LOS ANGELES — The International Brotherhood of Teamsters has begun a campaign to guarantee labor and safety protections for 10,000 independent truckers here.

A new program extends the hours that containers can enter and leave the marine terminals for the publicly owned Los Angeles/Long Beach Harbors. The terminals handle over 40 percent of the nation’s import. The union is pressing local and federal officials to add essential labor and safety provisions to the program. It is also promoting legislation to enable union organization of the so-called independent truckers.

Last year a coalition of corporate operators who lease the terminals was granted federal exemption from antitrust laws to jointly develop a fee system to cover their additional labor and related costs in extending the hours into night and weekend shifts. The system began July 25.

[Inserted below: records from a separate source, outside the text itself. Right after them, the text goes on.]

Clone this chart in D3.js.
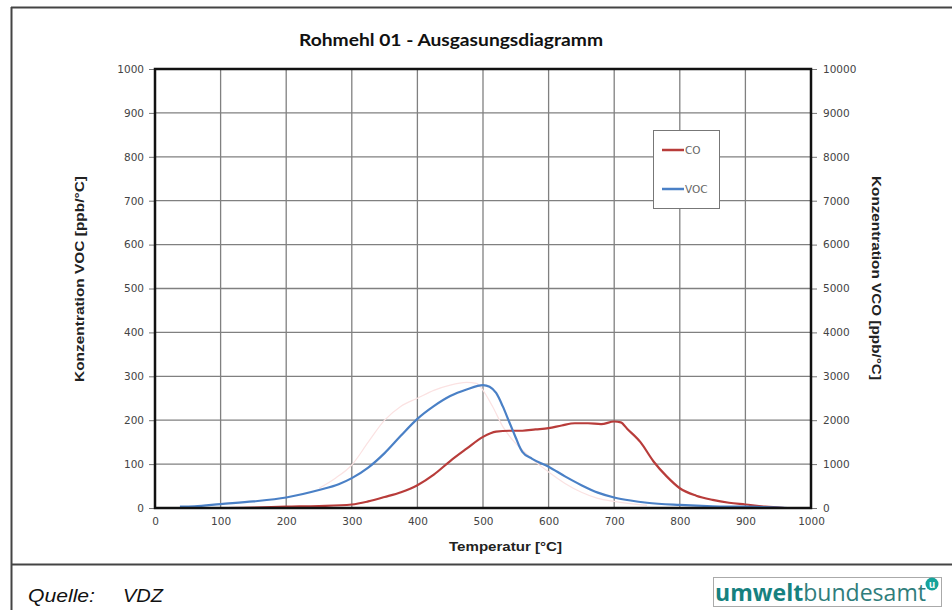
<!DOCTYPE html>
<head>
    <meta charset="utf-8">
    <script src="https://d3js.org/d3.v7.min.js"></script>
    <style>
        body { margin: 0; background: #fff; }
        text { font-family: "Liberation Sans", Arial, sans-serif; }
    </style>
</head>

<body>
    <div id="chart"></div>
</body>

<script>
    // temperature (°C) and readings
    const vocTemp = [38, 60, 100, 150, 200, 250, 280, 300, 325, 350, 375, 400, 425, 450, 475, 500, 510, 520, 530, 540, 550, 555, 560, 575, 600, 625, 650, 675, 700, 725, 750, 800, 850, 900, 950, 965];
    const vocVal  = [3, 4, 9, 15, 24, 41, 54, 68, 92, 125, 165, 203, 232, 255, 270, 280, 276, 262, 232, 196, 160, 142, 128, 112, 94, 72, 52, 35, 24, 17, 12, 7, 4, 3, 1, 0];

    const coTemp = [38, 100, 150, 200, 250, 300, 325, 350, 375, 400, 425, 450, 475, 500, 520, 540, 560, 580, 600, 620, 640, 660, 680, 700, 710, 720, 740, 760, 780, 800, 825, 850, 875, 900, 930, 960];
    const coVal  = [0, 0, 10, 30, 45, 80, 150, 250, 360, 520, 760, 1070, 1350, 1620, 1740, 1760, 1760, 1790, 1820, 1880, 1930, 1930, 1910, 1970, 1950, 1800, 1500, 1060, 720, 450, 280, 185, 120, 80, 30, 0];

    // faint trace visible behind the curves
    const ghostTemp = [250, 275, 300, 325, 350, 375, 400, 425, 450, 475, 490, 500, 515, 530, 545, 560, 580, 600, 625, 650, 675, 700, 750];
    const ghostVal  = [45, 68, 98, 150, 200, 232, 250, 268, 280, 286, 284, 268, 230, 186, 155, 132, 105, 82, 56, 36, 22, 15, 6];

    const yTicksLeft = d3.range(0, 1001, 100);
    const yTicksRight = d3.range(0, 10001, 1000);
    const xTicks = d3.range(0, 1001, 100);

    const W = 952, H = 610;
    const pL = 155, pR = 811, pT = 69, pB = 508;

    const svg = d3.select("#chart").append("svg")
        .attr("width", W).attr("height", H);

    // outer frame
    const frame = svg.append("g").attr("stroke", "#444").attr("stroke-width", 2);
    frame.append("line").attr("x1", 11).attr("x2", W).attr("y1", 7.5).attr("y2", 7.5);
    frame.append("line").attr("x1", 11.5).attr("x2", 11.5).attr("y1", 7).attr("y2", H);
    frame.append("line").attr("x1", 11).attr("x2", W).attr("y1", 564.5).attr("y2", 564.5);

    const x = d3.scaleLinear().domain([0, 1000]).range([pL, pR]);
    const yL = d3.scaleLinear().domain([0, 1000]).range([pB, pT]);
    const yR = d3.scaleLinear().domain([0, 10000]).range([pB, pT]);

    // grid
    svg.append("g").selectAll("line").data(xTicks.slice(1, -1)).join("line")
        .attr("x1", d => x(d)).attr("x2", d => x(d))
        .attr("y1", pT).attr("y2", pB)
        .attr("stroke", "#808080").attr("stroke-width", 1.3);
    svg.append("g").selectAll("line").data(yTicksLeft.slice(1, -1)).join("line")
        .attr("x1", pL).attr("x2", pR)
        .attr("y1", d => yL(d)).attr("y2", d => yL(d))
        .attr("stroke", "#808080").attr("stroke-width", 1.3);

    // axes
    const fmt = d3.format("d");
    const axL = svg.append("g").attr("transform", `translate(${pL},0)`)
        .call(d3.axisLeft(yL).tickValues(yTicksLeft).tickSize(6).tickPadding(5).tickFormat(fmt));
    const axR = svg.append("g").attr("transform", `translate(${pR},0)`)
        .call(d3.axisRight(yR).tickValues(yTicksRight).tickSize(6).tickPadding(6).tickFormat(fmt));
    const axB = svg.append("g").attr("transform", `translate(0,${pB})`)
        .call(d3.axisBottom(x).tickValues(xTicks).tickSize(0).tickPadding(10).tickFormat(fmt));
    [axL, axR, axB].forEach(a => {
        a.select(".domain").remove();
        a.selectAll("line").attr("stroke", "#777");
        a.selectAll("text").attr("fill", "#444")
            .style("font-family", "'DejaVu Sans', sans-serif").style("font-size", "10.5px");
    });

    // lines
    const line = (xs, ys, yScale) => d3.line().curve(d3.curveMonotoneX)
        .x((d, i) => x(xs[i])).y((d, i) => yScale(ys[i]))(xs);

    svg.append("path").attr("d", line(ghostTemp, ghostVal, yL))
        .attr("fill", "none").attr("stroke", "#fbe2e2").attr("stroke-width", 1.2);
    svg.append("path").attr("d", line(coTemp, coVal, yR))
        .attr("fill", "none").attr("stroke", "#b83c3a").attr("stroke-width", 2.2);
    svg.append("path").attr("d", line(vocTemp, vocVal, yL))
        .attr("fill", "none").attr("stroke", "#4a80c6").attr("stroke-width", 2.2);

    // plot frame
    svg.append("rect").attr("x", pL).attr("y", pT)
        .attr("width", pR - pL).attr("height", pB - pT)
        .attr("fill", "none").attr("stroke", "#111").attr("stroke-width", 2.5);

    // title and axis titles
    svg.append("text").attr("x", 299).attr("y", 46)
        .attr("textLength", 304).attr("lengthAdjust", "spacingAndGlyphs")
        .style("font-family", "Lato, 'Open Sans', sans-serif").style("font-weight", "bold")
        .style("font-size", "17px").attr("fill", "#111")
        .text("Rohmehl 01 - Ausgasungsdiagramm");
    svg.append("text").attr("transform", "translate(84,382) rotate(-90)")
        .attr("textLength", 206).attr("lengthAdjust", "spacingAndGlyphs")
        .style("font-weight", "bold").style("font-size", "12.5px")
        .attr("fill", "#222").text("Konzentration VOC [ppb/°C]");
    svg.append("text").attr("transform", "translate(872,176) rotate(90)")
        .attr("textLength", 204).attr("lengthAdjust", "spacingAndGlyphs")
        .style("font-weight", "bold").style("font-size", "12.5px")
        .attr("fill", "#222").text("Konzentration VCO [ppb/°C]");
    svg.append("text").attr("x", 449).attr("y", 551)
        .attr("textLength", 113).attr("lengthAdjust", "spacingAndGlyphs")
        .style("font-weight", "bold").style("font-size", "13px")
        .attr("fill", "#222").text("Temperatur [°C]");

    // legend
    const lg = svg.append("g");
    lg.append("rect").attr("x", 653.5).attr("y", 130.5).attr("width", 66).attr("height", 78)
        .attr("fill", "#fff").attr("stroke", "#777");
    [["CO", "#b83c3a", 150], ["VOC", "#4a80c6", 189]].forEach(([n, c, yy]) => {
        lg.append("line").attr("x1", 662).attr("x2", 684).attr("y1", yy).attr("y2", yy)
            .attr("stroke", c).attr("stroke-width", 2.5);
        lg.append("text").attr("x", 685).attr("y", yy + 3.5)
            .style("font-family", "'DejaVu Sans', sans-serif").style("font-size", "10.5px")
            .attr("fill", "#666").text(n);
    });

    // footer
    svg.append("text").attr("x", 28).attr("y", 602)
        .attr("textLength", 67).attr("lengthAdjust", "spacingAndGlyphs")
        .style("font-style", "italic").style("font-size", "18px").attr("fill", "#111").text("Quelle:");
    svg.append("text").attr("x", 123).attr("y", 602)
        .attr("textLength", 40).attr("lengthAdjust", "spacingAndGlyphs")
        .style("font-style", "italic").style("font-size", "18px").attr("fill", "#111").text("VDZ");

    const logo = svg.append("g");
    logo.append("rect").attr("x", 713.5).attr("y", 577.5).attr("width", 228).attr("height", 29)
        .attr("fill", "#fff").attr("stroke", "#aaa");
    const lt = logo.append("text").attr("x", 715).attr("y", 601)
        .attr("textLength", 211).attr("lengthAdjust", "spacingAndGlyphs")
        .style("font-family", "'Open Sans', 'Noto Sans', sans-serif").style("font-size", "23px");
    lt.append("tspan").style("font-weight", "bold").attr("fill", "#16817f").text("umwelt");
    lt.append("tspan").attr("fill", "#2f7d7b").text("bundesamt");
    logo.append("circle").attr("cx", 932).attr("cy", 584).attr("r", 6.5).attr("fill", "#16a39b");
    logo.append("text").attr("x", 932).attr("y", 588).attr("text-anchor", "middle")
        .style("font-size", "10px").style("font-weight", "bold").attr("fill", "#fff").text("u");
</script>
</html>
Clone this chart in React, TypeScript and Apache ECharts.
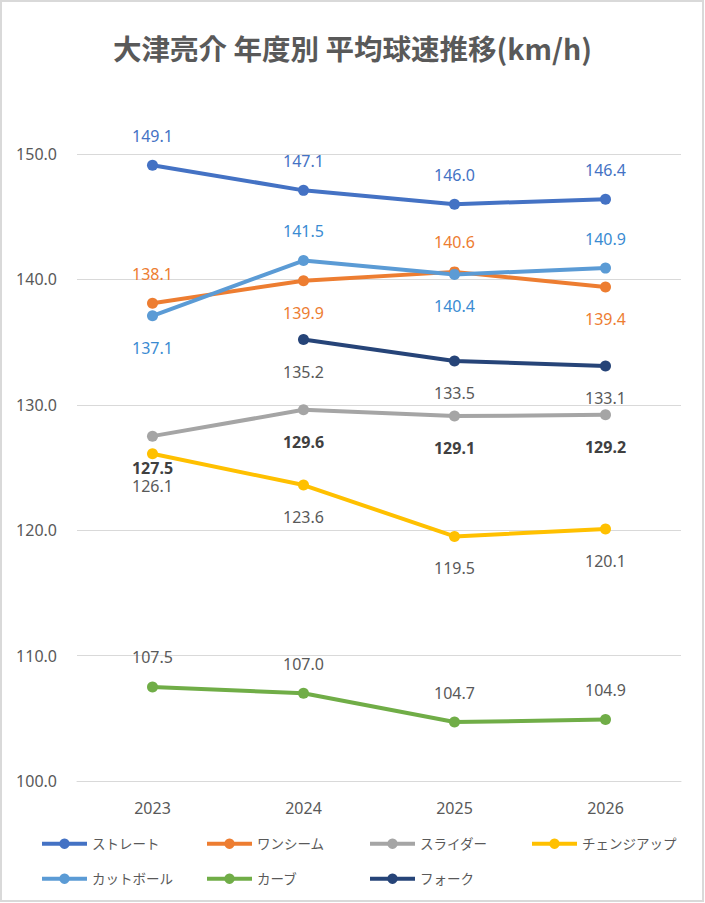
import React, { useEffect, useRef } from "react";
import * as echarts from "echarts";

const years = ["2023", "2024", "2025", "2026"];
const yTicks = [100, 110, 120, 130, 140, 150];

const straight = [149.1, 147.1, 146.0, 146.4];
const oneSeam = [138.1, 139.9, 140.6, 139.4];
const slider = [127.5, 129.6, 129.1, 129.2];
const changeup = [126.1, 123.6, 119.5, 120.1];
const cutter = [137.1, 141.5, 140.4, 140.9];
const curve = [107.5, 107.0, 104.7, 104.9];
const fork = [null, 135.2, 133.5, 133.1];

const names = ["ストレート", "ワンシーム", "スライダー", "チェンジアップ", "カットボール", "カーブ", "フォーク"];

const FONT = "'Noto Sans', 'Noto Sans CJK JP', sans-serif";

export default function App() {
  const ref = useRef<HTMLDivElement>(null);
  useEffect(() => {
    if (!ref.current) return;
    const chart = echarts.init(ref.current, null, { renderer: "svg" });

    const mk = (
      name: string,
      values: (number | null)[],
      color: string,
      labelColor: string,
      positions: string[],
      bold = false
    ) => ({
      name,
      type: "line",
      data: values.map((v, i) => {
        if (v === null) return null;
        const pos = positions[i % positions.length];
        return { value: v, label: { position: pos, distance: pos === "top" ? 16 : 18.5 } };
      }),
      connectNulls: false,
      symbol: "circle",
      symbolSize: 11,
      lineStyle: { width: 4, color },
      itemStyle: { color },
      label: {
        show: true,
        color: labelColor,
        fontSize: 16,
        fontFamily: FONT,
        fontWeight: bold ? "bold" : "normal",
        formatter: (p: any) => Number(p.value).toFixed(1),
      },
    });

    const series = [
      mk(names[0], straight, "#4472C4", "#4472C4", ["top"]),
      mk(names[1], oneSeam, "#ED7D31", "#ED7D31", ["top", "bottom", "top", "bottom"]),
      mk(names[2], slider, "#A5A5A5", "#404040", ["bottom"], true),
      mk(names[3], changeup, "#FFC000", "#595959", ["bottom"]),
      mk(names[4], cutter, "#5B9BD5", "#3A8BD2", ["bottom", "top", "bottom", "top"]),
      mk(names[5], curve, "#70AD47", "#595959", ["top"]),
      mk(names[6], fork, "#264478", "#595959", ["bottom"]),
    ];

    const legendPos = [
      [40, 837],
      [205, 837],
      [368, 837],
      [530, 837],
      [40, 872],
      [205, 872],
      [368, 872],
    ];
    const legends = names.map((n, i) => ({
      data: [n],
      left: legendPos[i][0],
      top: legendPos[i][1],
      padding: 0,
      orient: "horizontal",
      itemWidth: 45,
      itemHeight: 13,
      itemGap: 4,
      lineStyle: { width: 4 },
      textStyle: { fontSize: 13.5, color: "#595959", fontFamily: FONT },
      selectedMode: false,
    }));

    chart.setOption({
      animation: false,
      backgroundColor: "#FFFFFF",
      title: {
        text: "大津亮介 年度別 平均球速推移(km/h)",
        left: "center",
        top: 28,
        textStyle: {
          fontSize: 28.5,
          fontWeight: "bold",
          color: "#595959",
          fontFamily: "'Noto Sans CJK JP', sans-serif",
        },
      },
      legend: legends,
      grid: { left: 77, right: 24, top: 154, bottom: 122, containLabel: false },
      xAxis: {
        type: "category",
        data: years,
        boundaryGap: true,
        axisLine: { show: true, lineStyle: { color: "#D9D9D9", width: 1 } },
        axisTick: { show: false },
        axisLabel: { color: "#595959", fontSize: 16, margin: 19, fontFamily: FONT },
      },
      yAxis: {
        type: "value",
        min: yTicks[0],
        max: yTicks[yTicks.length - 1],
        interval: 10,
        axisLine: { show: false },
        axisTick: { show: false },
        splitLine: { lineStyle: { color: "#D9D9D9", width: 1 } },
        axisLabel: {
          color: "#595959",
          fontSize: 16,
          margin: 20,
          fontFamily: FONT,
          formatter: (v: number) => v.toFixed(1),
        },
      },
      graphic: [
        {
          type: "rect",
          shape: { x: 1, y: 1, width: 702, height: 900 },
          style: { fill: "none", stroke: "#D9D9D9", lineWidth: 2 },
          silent: true,
        },
      ],
      series,
    });
    return () => chart.dispose();
  }, []);
  return (
    <div
      ref={ref}
      style={{ position: "absolute", left: 0, top: 0, width: 705, height: 903 }}
    />
  );
}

The Teamsters point out that the new system does not include provisions for additional costs and burdens on the truckers, trucking companies, small businesses and local communities.

Teamster Port Division Representative Miguel Lopez, who handles the Southern California ports, says the complicated fee system “benefits the terminal operators and

big shipping interests” like Wal-Mart, Target and Home Depot.

A container handled in “peak” day hours will be liable to a fee. A container handled in “off” hours will have no fee and will also cancel the fee for a container handled in peak hours for the same company. A company that can ship equally well in “peak” and “off” hours is not affected much and can benefit from greater flexibility. The big companies operate 24 hours a day, seven days a week, but many smaller businesses operate in the peak hours only and will bear the fee burden, says Lopez.

The smallest operators are the truckers themselves. They are legally considered “independent” subcontractors since the federal deregulation of transportation in the 1980s. As a result, they currently do not benefit from federal labor laws.

The truckers are generally paid per haul by trucking companies, not per hours or work done. The new system means they will work longer hours; both days and nights, for the same pay, Lopez says.

The truckers are not paid for time spent or work done in the terminals loading and unloading. Since the terminal operators don’t pay these costs, there is not so much incentive for them to reduce the truckers’ waiting times and resultant congestion as well, the Teamster rep adds.

Economic globalization also means increasing port traffic, Lopez says, pointing out that will also increase congestion, pollution and exploitation if labor and community concerns are not built into the system.

Overworked truckers with less resources for equipment upkeep means increased vulnerability to health and safety danger for themselves, other terminal workers and the greater community, he notes.

At a July 22 rally of 100 truckers and Teamster, longshore and other union and community supporters, Lopez called for “registry verification of hours worked by truckers by all trucking companies.” In addition, he said, “terminal operators should have to compensate for duties done by truckers in the terminals, and ‘staging areas’ should be established where containers can be organized for rapid handling.”

The mayors and city councils of Los Angeles and Long Beach, which lease the facilities to the terminal operators, should use their leverage and influence for such additions to the new extended hours program, the Teamster leader said.

Another part of the solution is the unionization of the “independent truckers,” Lopez said after the rally. The Teamsters are working with State Assemblyman Joe Dunn (D) to get legislation enabling labor organization of the truckers in California.

“It’s something like the state’s farm labor legislation that helped the United Farm Workers union organize in the 1970s,” he said.